فَلَمَّا جَنَّ عَلَیۡہِ الَّیۡلُ  رَاٰ کَوۡکَبًا ۚ قَالَ ہٰذَا  رَبِّیۡ ۚ فَلَمَّاۤ  اَفَلَ  قَالَ لَاۤ  اُحِبُّ  الۡاٰفِلِیۡنَ ﴿﴾
 Maka tatkala kegelapan malam meliputinya ia melihat sebuah bintang, ia berkata: “Mungkin ini  Tuhan-ku!”  tetapi tatkala  bintang itu terbenam ia berkata: “Aku tidak suka  sesuatu yang terbenam.” (Al-An’ām [6]:77).
Ayat “Dan demikianlah Kami memperlihatkan kepada Ibrahim kerajaan seluruh langit dan bumi  dan supaya ia menjadi  di antara orang-orang yang berkeyakinan.”  (Al-An’ām [6]:76)  itu berarti bahwa Allah Swt.  melimpahkan kepada Nabi Ibrahim a.s.   pengetahuan dan pengertian mengenai hukum-hukum alam yang berlaku di alam semesta ini dan melimpahkan ilmu  atau makrifat tentang kekuatan serta kekuasaan Tuhan Yang meliputi segala sesuatu.

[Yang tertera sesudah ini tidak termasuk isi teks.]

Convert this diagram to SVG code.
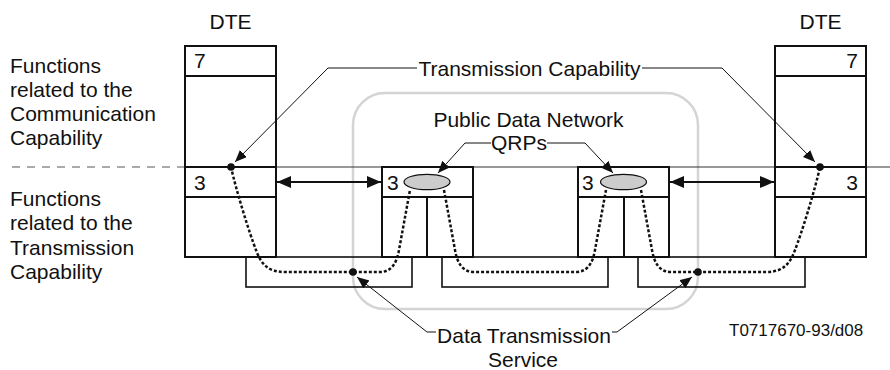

Jadi, firman Allah Swt. tersebut menggugurkan kesalahan pendapat  mengenai ayat-ayat selanjutnya berkenaan benda-benda langit  -- bintang, bulan, dan matahari – bahwa Nabi Ibrahim a.s. pun sebelumnya  adalah orang  yang mencari-cari Tuhan yang hakiki, dan pernah menganggap bintang, bulan dan matahari sebagai “tuhan sembahan”,   padahal tidak demikian, karena sejak awal pun beliau a.s. adalah seorang muwahid hakiki (QS.2:131-137; QS.3:68 & 96; QS.6:80 &162; QS.14:36-42; QS.16:124; QS.22:32 & 79).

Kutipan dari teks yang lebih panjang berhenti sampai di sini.